I’ve toyed with other NAS software on the Pi with good success and once I found out that the move to openSUSE provided a potential ARM64 build I couldn’t wait to give it a try.
At the moment the only way you can do this is to build your own installer and there are sufficient links and resources on here to show you how to do it. To be honest, once I’d spent some time reading through the resources and understanding what’s needed the actual build process was straightforward.
If you intend trying this, do make sure you read through everything beforehand. And then again.
I did the build on the actual Pi4 which was my intended target device in the pictures below.
Basically there are five steps:
- Install openSUSE Leap 15.2 JEOS (that’s Just Enough Operating System)
- Install Kiwi (which is the build system to create the installer)
- Grab the files from git (the usual clone process)
Ok, so that’s a bit simplistic, the exact commands and details are in the online resources here - I won’t repeat them here.

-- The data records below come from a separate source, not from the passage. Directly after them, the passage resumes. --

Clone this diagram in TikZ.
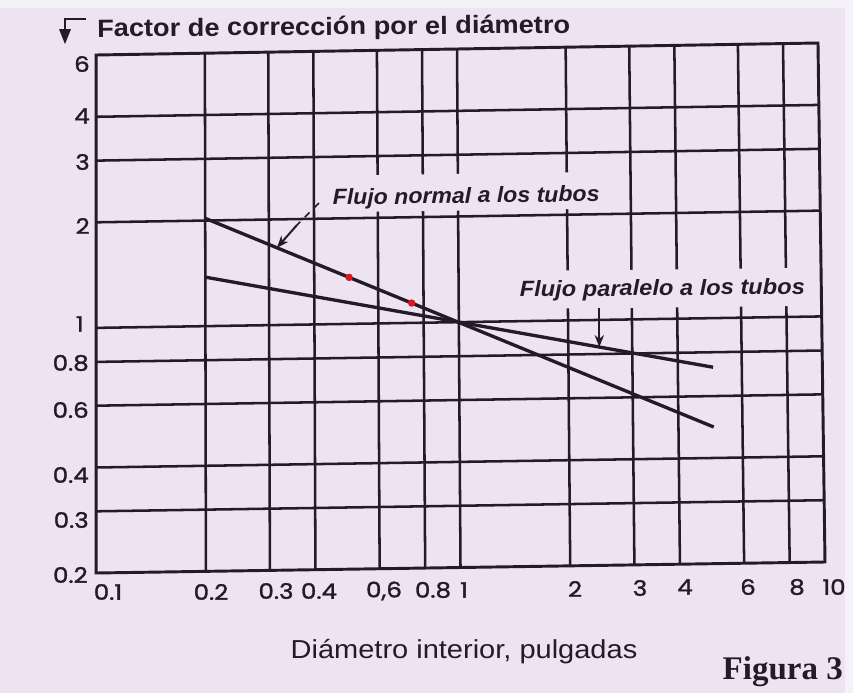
\documentclass[tikz,border=0pt]{standalone}
\usepackage{fontspec}
\setmainfont{Liberation Sans}
\newfontfamily\tickfont{Poppins}[FakeBold=1.3]
\newfontfamily\figfont{Liberation Serif}
\usetikzlibrary{arrows.meta,calc}
\definecolor{paper}{RGB}{236,228,240}
\definecolor{paperedge}{RGB}{245,241,248}
\definecolor{ink}{RGB}{36,26,40}
\definecolor{dotred}{RGB}{222,22,34}
\newcommand\fitw[2]{\resizebox{#1}{\height}{#2}}
\newcommand\tk[1]{\scalebox{1.15}[1]{#1}}
% data point (x,y) on the log-log chart -> named coordinate
\newcommand\defpt[3]{%
  \pgfmathsetmacro\myuu{(log10(#2)+1)/2}%
  \pgfmathsetmacro\myvv{log10(#3/0.2)/log10(30)}%
  \pgfmathsetmacro\mypx{(1-\myvv)*((1-\myuu)*96+\myuu*825)+\myvv*((1-\myuu)*96+\myuu*818)}%
  \pgfmathsetmacro\mypy{(1-\myvv)*((1-\myuu)*573+\myuu*562)+\myvv*((1-\myuu)*55+\myuu*43)}%
  \coordinate (#1) at (\mypx,\mypy);}
\begin{document}
\begin{tikzpicture}[x=0.75pt,y=-0.75pt,
  gridline/.style={draw=ink,line width=1.9pt},
  frameline/.style={draw=ink,line width=2.2pt,line join=miter},
  curve/.style={draw=ink,line width=2.5pt},
  lbl/.style={fill=paper,font=\fontsize{16.5}{20}\selectfont\bfseries\itshape,text=ink,
    inner xsep=2pt,inner ysep=1pt},
  ytick/.style={anchor=east,inner sep=0pt,text=ink,font=\tickfont\fontsize{16}{18}\selectfont},
  xtick/.style={anchor=center,inner sep=0pt,text=ink,font=\tickfont\fontsize{16}{18}\selectfont},
  pointer/.style={draw=ink,line width=1.5pt,-{Stealth[length=9pt,width=7pt]}}]
\fill[paperedge] (0,0) rectangle (853,693);
\fill[paper] (0,8) rectangle (845,693);
\useasboundingbox (0,0) rectangle (853,693);
% corners
\defpt{BL}{0.1}{0.2}
\defpt{BR}{10}{0.2}
\defpt{TL}{0.1}{6}
\defpt{TR}{10}{6}
% horizontal grid
\foreach \yy in {0.3,0.4,0.6,0.8,1,2,3,4}{%
  \defpt{ha}{0.1}{\yy}\defpt{hb}{10}{\yy}
  \draw[gridline] (ha) -- (hb);}
% vertical grid
\foreach \xx in {0.2,0.3,0.4,0.6,0.8,1,2,3,4,6,8}{%
  \defpt{va}{\xx}{0.2}\defpt{vb}{\xx}{6}
  \draw[gridline] (va) -- (vb);}
% frame
\draw[frameline] (BL) -- (BR) -- (TR) -- (TL) -- cycle;
% curves
\defpt{n0}{0.2}{2.03}
\defpt{n1}{5}{0.49}
\defpt{p0}{0.2}{1.38}
\defpt{p1}{5}{0.725}
\draw[curve] (n0) -- (n1);
\draw[curve] (p0) -- (p1);
% red dots
\coordinate (d1) at ($(n0)!0.283!(n1)$);
\coordinate (d2) at ($(n0)!0.406!(n1)$);
\fill[dotred] (d1) circle[radius=2.8pt];
\fill[dotred] (d2) circle[radius=2.8pt];
% labels
\node[lbl,anchor=base west,rotate=0.8,text height=21pt,text depth=4.5pt] (lblN) at (330,205)
  {\fitw{200pt}{Flujo normal a los tubos}};
\node[lbl,anchor=base west,rotate=0.6,text height=18.5pt,text depth=8pt] (lblP) at (517,297)
  {\fitw{213.75pt}{Flujo paralelo a los tubos}};
% pointers
\coordinate (nt) at ($(n0)!0.141!(n1)$);
\coordinate (ls) at (319,203);
\coordinate (lm) at (297,225);
\draw[ink,line width=1.3pt,dash pattern=on 5pt off 5pt] (ls) -- (lm);
\draw[pointer] (lm) -- (nt);
\coordinate (pt) at ($(p0)!0.776!(p1)$);
\draw[pointer] (pt |- lblP.south) -- (pt);
% title
\draw[ink,line width=2pt] (86,19) -- (65,19) -- (65,32);
\fill[ink] (59,29) -- (71,29) -- (65,44) -- cycle;
\node[anchor=base west,inner sep=0pt,text=ink,rotate=0.5,
  font=\fontsize{18.75}{22}\selectfont\bfseries] (title) at (97,37)
  {\fitw{354.75pt}{Factor de corrección por el diámetro}};
% y tick labels
\node[ytick] (y6) at (90,64) {\tk{6}};
\node[ytick] (y4) at (90,116) {\tk{4}};
\node[ytick] (y3) at (90,162) {\tk{3}};
\node[ytick] (y2) at (90,226) {\tk{2}};
\node[ytick] (y1) at (84,324) {\tk{1}};
\node[ytick] (y08) at (89,363) {\tk{0.8}};
\node[ytick] (y06) at (89,410) {\tk{0.6}};
\node[ytick] (y04) at (89,475) {\tk{0.4}};
\node[ytick] (y03) at (89,520) {\tk{0.3}};
\node[ytick] (y02) at (88,575) {\tk{0.2}};
% x tick labels
\node[xtick] (x01) at (108,592) {\tk{0.1}};
\node[xtick] (x02) at (211,592) {\tk{0.2}};
\node[xtick] (x03) at (276,591) {\tk{0.3}};
\node[xtick] (x04) at (319,591) {\tk{0.4}};
\node[xtick] (x06) at (384,591) {\tk{0,6}};
\node[xtick] (x08) at (433,590) {\tk{0.8}};
\node[xtick] (x1) at (464,590) {\tk{1}};
\node[xtick] (x2) at (575,589) {\tk{2}};
\node[xtick] (x3) at (640,588) {\tk{3}};
\node[xtick] (x4) at (685,587) {\tk{4}};
\node[xtick] (x6) at (748,587) {\tk{6}};
\node[xtick] (x8) at (797,587) {\tk{8}};
\node[xtick] (x10) at (834,587) {\tk{10}};
% axis title and figure caption
\node[anchor=base,inner sep=0pt,text=ink,font=\fontsize{19.5}{22}\selectfont] (xt) at (464,658)
  {\fitw{260pt}{Diámetro interior, pulgadas}};
\node[anchor=base east,inner sep=0pt,text=ink,font=\figfont\bfseries\fontsize{24.75}{28}\selectfont] (fig) at (843,679) {Figura 3};
\end{tikzpicture}
\end{document}
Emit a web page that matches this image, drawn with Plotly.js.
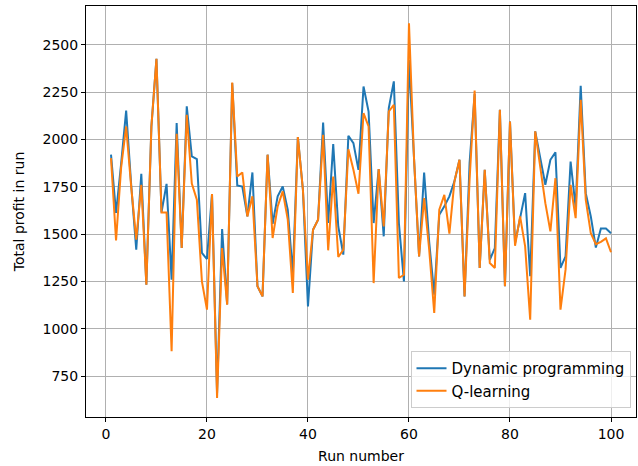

The build process created a 5.2GB .raw file which I burned to an SD Card using Balena Etcher, and
popped in the Pi. Remember to connect a monitor and keyboard for the initial setup though, which is dead easy to work through.
Too many words, so here’s a couple of hardware pictures for you:
After starting with a SD Card, I’m actually now running Rockstor 4 from the USB stick you see hanging out the back of the Pi4. I wanted to move it to run from SSD, but I’m experiencing some odd issues with that at the moment - I intend to overcome them as soon as I get some free time. The Pi underneath is a Pi3 B+ running Jellyfin media server.
My data drives are simply sitting in an external UASP USB3 2-bay HDD dock. At the moment a single 2.5" 2TB is in there for testing purposes while I removed the other drive to test RAID1 failure.
Throughput of this Pi4 setup is around 50-60MB/s depending on file size. Some larger video files have given me 80MB/s. That’s reading and writing. Those are initial observations, and more than enough for me. There are probably limitations in my network I’m sure, as well as the laptop drives in use.
The Pi setup gives me a very reliable, low power consumption RAID device, with easy expandability with, say, purchasing one of Terramaster’s DAS boxes (the new D4-300 is of particular interest).
The only downside I can see right now, is the mess of cables, and I’m looking at a suitable housing for it. But then again, how could I possibly hide a Pi from view?
Anyway, there’s my first effort at putting Rockstor 4 on a Pi, and using it for storage and streaming.